Depois, esse grupo cresceu para que ele fosse reeleito. Por último, aumentou
ainda mais para eleger a Dilma. O problema óbvio é que não há espaço para toda
essa gente no governo”, opina Melo.
Para ele, a melhor saída pode ser um novo pacto com uma base mais
enxuta. “A questão é que o governo está totalmente atrapalhado. Não dá para
acuar um leão sem armas para se defender, é pedir para levar um contragolpe.”

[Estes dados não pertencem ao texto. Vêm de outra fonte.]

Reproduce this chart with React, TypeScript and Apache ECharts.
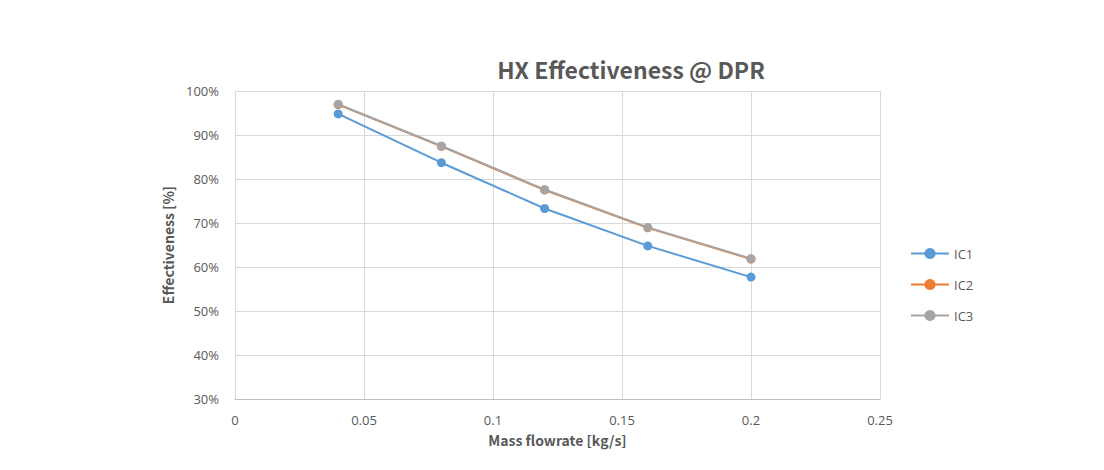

Já o cientista político Antonio Flávio Testa, da Universidade de
Brasília, afirma que Dilma tem instrumentos para tentar dar um basta à
fisiologia dos aliados. “A corda dela é bem menos elástica que a do Lula. Com a
opinião pública e a economia ao lado da presidente, Dilma pode continuar fazendo
um jogo duro”, aposta Testa.
Viagens de Dilma e Michel Temer dão tempo ao governo
Os desentendimentos do governo com a base aliada no Congresso vão
passar por uma trégua forçada, graças à viagem da presidente Dilma Rousseff
para a Índia na próxima semana. Ela vai participar de uma reunião com chefes de
Estado dos Brics (Brasil, Rússia, Índia, China e África do Sul). Como o
vice-presidente Michel Temer também estará fora do país no período (em visita à
Coreia do Sul), o presidente da Câmara dos Deputados, Marco Maia (PT-RS),
ficará como interino.
A situação deve impedir a votação de temas polêmicos no plenário da
Casa, como a Lei Geral da Copa. A tendência é que a apreciação da proposta seja
jogada ainda mais para frente, possivelmente para depois da Páscoa (8 de
abril). Até lá o governo vai precisar trabalhar para desvincular essa votação
do projeto do novo Código Florestal – ruralistas, evangélicos e governistas
descontentes só aceitam votar o texto com regras para a Copa depois da
apreciação da lei ambiental.
No Senado, a situação pode se complicar com a migração dos sete membros
do PR para a oposição. Até agora, o grupo não votou contra o governo, mas ainda
cobra o direito de nomear um novo nome para o Ministério dos Transportes.